-- start --

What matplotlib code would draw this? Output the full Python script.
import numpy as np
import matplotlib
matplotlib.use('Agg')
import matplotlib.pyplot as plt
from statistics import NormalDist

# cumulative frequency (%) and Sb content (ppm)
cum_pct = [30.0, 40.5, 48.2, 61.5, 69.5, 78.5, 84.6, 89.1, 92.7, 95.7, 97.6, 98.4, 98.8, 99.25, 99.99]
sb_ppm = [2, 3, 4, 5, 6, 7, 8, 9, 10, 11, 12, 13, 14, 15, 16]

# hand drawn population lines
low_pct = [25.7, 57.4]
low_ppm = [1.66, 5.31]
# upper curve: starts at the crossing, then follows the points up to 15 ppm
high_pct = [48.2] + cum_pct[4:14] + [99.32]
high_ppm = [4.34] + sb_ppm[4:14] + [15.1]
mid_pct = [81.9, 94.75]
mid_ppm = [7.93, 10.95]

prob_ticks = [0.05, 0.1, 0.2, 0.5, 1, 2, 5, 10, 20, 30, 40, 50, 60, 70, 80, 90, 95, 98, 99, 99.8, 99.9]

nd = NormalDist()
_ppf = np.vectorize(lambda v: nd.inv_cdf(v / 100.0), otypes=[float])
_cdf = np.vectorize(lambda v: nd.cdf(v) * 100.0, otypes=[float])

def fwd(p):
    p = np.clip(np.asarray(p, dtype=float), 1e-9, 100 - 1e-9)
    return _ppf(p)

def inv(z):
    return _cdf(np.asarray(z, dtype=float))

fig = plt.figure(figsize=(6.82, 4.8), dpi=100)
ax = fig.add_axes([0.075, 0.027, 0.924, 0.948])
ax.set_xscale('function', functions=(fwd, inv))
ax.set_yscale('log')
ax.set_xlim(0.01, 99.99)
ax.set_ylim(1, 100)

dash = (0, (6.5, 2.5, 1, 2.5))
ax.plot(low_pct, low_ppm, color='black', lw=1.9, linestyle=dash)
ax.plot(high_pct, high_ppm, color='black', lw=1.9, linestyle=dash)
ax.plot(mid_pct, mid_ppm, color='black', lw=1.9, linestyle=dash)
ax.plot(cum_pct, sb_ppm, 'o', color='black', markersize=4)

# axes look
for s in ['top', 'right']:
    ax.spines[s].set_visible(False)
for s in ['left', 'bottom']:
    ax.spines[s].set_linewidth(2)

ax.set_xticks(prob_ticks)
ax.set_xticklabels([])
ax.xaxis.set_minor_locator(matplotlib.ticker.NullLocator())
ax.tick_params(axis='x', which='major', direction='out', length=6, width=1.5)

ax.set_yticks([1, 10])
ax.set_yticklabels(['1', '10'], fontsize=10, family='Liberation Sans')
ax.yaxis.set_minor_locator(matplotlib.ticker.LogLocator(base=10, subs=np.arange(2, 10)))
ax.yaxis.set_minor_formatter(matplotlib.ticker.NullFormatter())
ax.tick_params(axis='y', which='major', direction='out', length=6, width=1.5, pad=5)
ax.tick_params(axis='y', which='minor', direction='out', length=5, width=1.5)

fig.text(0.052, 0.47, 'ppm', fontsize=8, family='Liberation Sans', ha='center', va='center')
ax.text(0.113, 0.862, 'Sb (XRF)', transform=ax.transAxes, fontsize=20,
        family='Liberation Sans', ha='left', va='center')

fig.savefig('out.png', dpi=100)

-- end --

**STATED EXERCISE:** Transcribe the material exactly as it reads.

**RIGHT ANSWER:**
What matplotlib code would draw this? Output the full Python script.
import numpy as np
import matplotlib
matplotlib.use('Agg')
import matplotlib.pyplot as plt
from statistics import NormalDist

# cumulative frequency (%) and Sb content (ppm)
cum_pct = [30.0, 40.5, 48.2, 61.5, 69.5, 78.5, 84.6, 89.1, 92.7, 95.7, 97.6, 98.4, 98.8, 99.25, 99.99]
sb_ppm = [2, 3, 4, 5, 6, 7, 8, 9, 10, 11, 12, 13, 14, 15, 16]

# hand drawn population lines
low_pct = [25.7, 57.4]
low_ppm = [1.66, 5.31]
# upper curve: starts at the crossing, then follows the points up to 15 ppm
high_pct = [48.2] + cum_pct[4:14] + [99.32]
high_ppm = [4.34] + sb_ppm[4:14] + [15.1]
mid_pct = [81.9, 94.75]
mid_ppm = [7.93, 10.95]

prob_ticks = [0.05, 0.1, 0.2, 0.5, 1, 2, 5, 10, 20, 30, 40, 50, 60, 70, 80, 90, 95, 98, 99, 99.8, 99.9]

nd = NormalDist()
_ppf = np.vectorize(lambda v: nd.inv_cdf(v / 100.0), otypes=[float])
_cdf = np.vectorize(lambda v: nd.cdf(v) * 100.0, otypes=[float])

def fwd(p):
    p = np.clip(np.asarray(p, dtype=float), 1e-9, 100 - 1e-9)
    return _ppf(p)

def inv(z):
    return _cdf(np.asarray(z, dtype=float))

fig = plt.figure(figsize=(6.82, 4.8), dpi=100)
ax = fig.add_axes([0.075, 0.027, 0.924, 0.948])
ax.set_xscale('function', functions=(fwd, inv))
ax.set_yscale('log')
ax.set_xlim(0.01, 99.99)
ax.set_ylim(1, 100)

dash = (0, (6.5, 2.5, 1, 2.5))
ax.plot(low_pct, low_ppm, color='black', lw=1.9, linestyle=dash)
ax.plot(high_pct, high_ppm, color='black', lw=1.9, linestyle=dash)
ax.plot(mid_pct, mid_ppm, color='black', lw=1.9, linestyle=dash)
ax.plot(cum_pct, sb_ppm, 'o', color='black', markersize=4)

# axes look
for s in ['top', 'right']:
    ax.spines[s].set_visible(False)
for s in ['left', 'bottom']:
    ax.spines[s].set_linewidth(2)

ax.set_xticks(prob_ticks)
ax.set_xticklabels([])
ax.xaxis.set_minor_locator(matplotlib.ticker.NullLocator())
ax.tick_params(axis='x', which='major', direction='out', length=6, width=1.5)

ax.set_yticks([1, 10])
ax.set_yticklabels(['1', '10'], fontsize=10, family='Liberation Sans')
ax.yaxis.set_minor_locator(matplotlib.ticker.LogLocator(base=10, subs=np.arange(2, 10)))
ax.yaxis.set_minor_formatter(matplotlib.ticker.NullFormatter())
ax.tick_params(axis='y', which='major', direction='out', length=6, width=1.5, pad=5)
ax.tick_params(axis='y', which='minor', direction='out', length=5, width=1.5)

fig.text(0.052, 0.47, 'ppm', fontsize=8, family='Liberation Sans', ha='center', va='center')
ax.text(0.113, 0.862, 'Sb (XRF)', transform=ax.transAxes, fontsize=20,
        family='Liberation Sans', ha='left', va='center')

fig.savefig('out.png', dpi=100)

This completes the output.